The president was wrapping up a two-day visit to the nation's most populous state, one that gave him a sizable majority vote in November.

He also taped an appearance on The Tonight Show With Jay Leno, in which he told host Leno about life in the White House, from the search for a family dog to pickup basketball games under the watchful eyes of Secret Service agents.

"I don't think I get the hard fouls I used to," Obama said.

He also said he had been practicing bowling. "I bowled a 129," Obama said. "It was like Special Olympics or something." The White House issued a statement saying Obama's remark "in no way intended to disparage the Special Olympics," the Politico reported.

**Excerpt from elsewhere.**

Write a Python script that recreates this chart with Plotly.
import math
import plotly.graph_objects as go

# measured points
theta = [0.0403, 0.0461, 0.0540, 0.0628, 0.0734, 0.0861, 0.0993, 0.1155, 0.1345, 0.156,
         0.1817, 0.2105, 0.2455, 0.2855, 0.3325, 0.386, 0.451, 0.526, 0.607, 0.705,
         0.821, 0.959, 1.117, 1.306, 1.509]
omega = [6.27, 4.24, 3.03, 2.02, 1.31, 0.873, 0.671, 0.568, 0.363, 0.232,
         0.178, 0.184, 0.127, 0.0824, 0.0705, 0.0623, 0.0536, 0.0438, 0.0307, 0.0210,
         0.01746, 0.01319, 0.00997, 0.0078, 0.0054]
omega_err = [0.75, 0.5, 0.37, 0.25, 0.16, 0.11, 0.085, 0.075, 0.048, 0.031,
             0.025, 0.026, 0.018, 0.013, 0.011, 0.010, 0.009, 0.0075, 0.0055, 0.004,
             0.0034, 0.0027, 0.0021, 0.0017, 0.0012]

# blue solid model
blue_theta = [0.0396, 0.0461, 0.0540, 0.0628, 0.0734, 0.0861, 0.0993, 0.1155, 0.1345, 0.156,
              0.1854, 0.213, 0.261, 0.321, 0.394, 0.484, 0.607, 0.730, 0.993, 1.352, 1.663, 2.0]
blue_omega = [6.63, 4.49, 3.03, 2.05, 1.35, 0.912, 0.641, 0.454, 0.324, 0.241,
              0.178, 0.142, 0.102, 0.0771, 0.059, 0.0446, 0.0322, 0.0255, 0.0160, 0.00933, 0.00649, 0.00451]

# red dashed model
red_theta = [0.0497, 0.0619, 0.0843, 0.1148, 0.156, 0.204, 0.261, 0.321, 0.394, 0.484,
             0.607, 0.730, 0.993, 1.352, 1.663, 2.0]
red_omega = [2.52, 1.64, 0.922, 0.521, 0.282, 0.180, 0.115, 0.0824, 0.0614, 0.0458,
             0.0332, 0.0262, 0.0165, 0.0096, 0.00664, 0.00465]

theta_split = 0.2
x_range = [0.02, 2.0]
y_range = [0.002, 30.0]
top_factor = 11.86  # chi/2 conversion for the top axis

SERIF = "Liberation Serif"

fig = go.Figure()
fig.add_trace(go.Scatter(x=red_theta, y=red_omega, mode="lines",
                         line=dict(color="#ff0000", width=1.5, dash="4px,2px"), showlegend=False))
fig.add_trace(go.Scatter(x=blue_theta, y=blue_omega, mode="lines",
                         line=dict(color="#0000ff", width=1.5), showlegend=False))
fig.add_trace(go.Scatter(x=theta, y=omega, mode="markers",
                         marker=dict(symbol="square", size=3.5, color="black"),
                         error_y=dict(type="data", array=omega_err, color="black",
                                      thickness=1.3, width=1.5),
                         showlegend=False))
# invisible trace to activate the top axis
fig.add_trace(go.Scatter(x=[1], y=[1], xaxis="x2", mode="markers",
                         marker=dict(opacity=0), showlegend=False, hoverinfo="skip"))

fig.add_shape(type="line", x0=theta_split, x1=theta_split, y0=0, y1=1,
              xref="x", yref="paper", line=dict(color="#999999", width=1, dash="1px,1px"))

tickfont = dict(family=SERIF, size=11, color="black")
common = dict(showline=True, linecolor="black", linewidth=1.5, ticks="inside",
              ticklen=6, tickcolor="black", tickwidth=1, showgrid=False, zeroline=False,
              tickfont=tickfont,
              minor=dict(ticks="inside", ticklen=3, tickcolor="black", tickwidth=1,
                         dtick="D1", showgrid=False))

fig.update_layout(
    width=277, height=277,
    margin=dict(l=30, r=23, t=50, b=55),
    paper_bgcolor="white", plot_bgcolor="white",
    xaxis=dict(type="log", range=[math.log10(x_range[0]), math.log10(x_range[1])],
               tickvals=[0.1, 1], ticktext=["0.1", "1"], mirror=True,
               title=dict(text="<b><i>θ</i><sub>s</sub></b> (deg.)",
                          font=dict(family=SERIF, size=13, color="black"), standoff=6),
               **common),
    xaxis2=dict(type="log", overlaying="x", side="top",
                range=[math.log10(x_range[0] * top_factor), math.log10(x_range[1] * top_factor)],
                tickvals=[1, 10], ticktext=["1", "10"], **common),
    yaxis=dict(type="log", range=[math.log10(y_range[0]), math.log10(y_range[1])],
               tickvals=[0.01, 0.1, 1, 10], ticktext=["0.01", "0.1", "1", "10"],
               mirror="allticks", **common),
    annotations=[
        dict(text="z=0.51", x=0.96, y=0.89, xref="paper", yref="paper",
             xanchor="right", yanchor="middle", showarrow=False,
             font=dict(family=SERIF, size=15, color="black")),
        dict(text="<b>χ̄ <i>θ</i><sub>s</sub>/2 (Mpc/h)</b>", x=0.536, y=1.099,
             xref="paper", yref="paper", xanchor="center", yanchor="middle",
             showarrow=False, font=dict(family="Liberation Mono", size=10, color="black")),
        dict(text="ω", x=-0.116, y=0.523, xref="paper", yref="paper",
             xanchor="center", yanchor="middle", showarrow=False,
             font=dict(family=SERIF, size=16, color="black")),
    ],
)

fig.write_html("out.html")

Obama later called Special Olympics Chairman Tim Shriver from Air Force One to apologize for the joke, Shriver said Friday morning on ABC's Good Morning America. "He expressed his disappoinment and apologized," Shriver told GMA. "He was very sincere."

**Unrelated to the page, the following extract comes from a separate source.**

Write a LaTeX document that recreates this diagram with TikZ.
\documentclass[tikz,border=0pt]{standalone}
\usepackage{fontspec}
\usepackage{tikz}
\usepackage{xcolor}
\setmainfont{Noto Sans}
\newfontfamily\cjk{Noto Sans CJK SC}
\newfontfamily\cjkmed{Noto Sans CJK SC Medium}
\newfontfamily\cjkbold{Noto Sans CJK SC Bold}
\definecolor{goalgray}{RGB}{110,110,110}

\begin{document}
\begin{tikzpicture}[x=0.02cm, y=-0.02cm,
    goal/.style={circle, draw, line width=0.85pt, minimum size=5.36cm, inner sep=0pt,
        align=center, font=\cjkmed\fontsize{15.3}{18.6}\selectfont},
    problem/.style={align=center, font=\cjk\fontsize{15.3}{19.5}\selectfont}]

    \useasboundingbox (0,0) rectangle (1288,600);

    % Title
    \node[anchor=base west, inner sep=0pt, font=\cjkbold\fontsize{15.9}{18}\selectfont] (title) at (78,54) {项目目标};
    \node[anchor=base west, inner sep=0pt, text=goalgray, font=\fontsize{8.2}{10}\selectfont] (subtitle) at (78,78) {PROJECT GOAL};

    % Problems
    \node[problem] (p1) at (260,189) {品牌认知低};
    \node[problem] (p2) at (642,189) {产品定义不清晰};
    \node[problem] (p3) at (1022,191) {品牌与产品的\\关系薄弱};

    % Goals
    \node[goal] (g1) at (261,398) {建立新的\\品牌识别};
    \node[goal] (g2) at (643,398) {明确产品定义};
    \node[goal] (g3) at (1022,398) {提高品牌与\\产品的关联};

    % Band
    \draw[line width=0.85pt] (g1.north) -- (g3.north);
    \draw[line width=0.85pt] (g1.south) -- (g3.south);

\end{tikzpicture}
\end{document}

Shriver added that "words hurt and words do matter and these words that in some respect can be seen as humiliating ... do cause pain." He added that he hopes the president's gaffe is "a teachable moment for our country."

Obama, the first sitting president to appear on the show, told Leno he was stunned when he learned of the bonuses that insurance giant AIG was paying to retain certain employees as it goes through a restructuring with taxpayer money. Obama said the payments raise moral and ethical problems and that the administration's going to do everything it can to get them back. But Obama defended his Treasury Department, which insisted on protecting the paying of the bonuses in the stimulus bill.

As he did a day earlier at a fairgrounds meeting in Costa Mesa, Calif., Obama encountered largely adoring and enthusiastic crowds at the Miguel Contreras Learning Complex in downtown L.A. Attendees had placed their names on an online site and were selected by lottery.

"I was inspired," said Tonantzin Castro, 31, of Pasadena, who said she was unemployed and looking to Obama for help for the jobless. "He's not a miracle worker; it was just his general ideas of hope. Watching the news is so demoralizing, and you start to lose that hope."

Across the street from the school's gym where the president spoke, several hundred people waved signs in favor of legalizing illegal immigrants. Others reflected the frustrations of California's own budget crisis that has led Republican Gov. Arnold Schwarzenegger to issue layoff notices to thousands of state workers and prompted similar cuts by local schools. "Save our teachers," many of the demonstrators chanted.

Acknowledging that California has an unemployment rate over 10% and one of the highest foreclosure rates anywhere, Obama said California would receive $145 million in federal housing aid to help communities hard hit by foreclosures. He said the money would be used to buy and rehabilitate vacant homes and provide loans to low-income working families needing assistance.

He said homeowners could determine whether they are eligible at a new website, makinghomeaffordable.gov.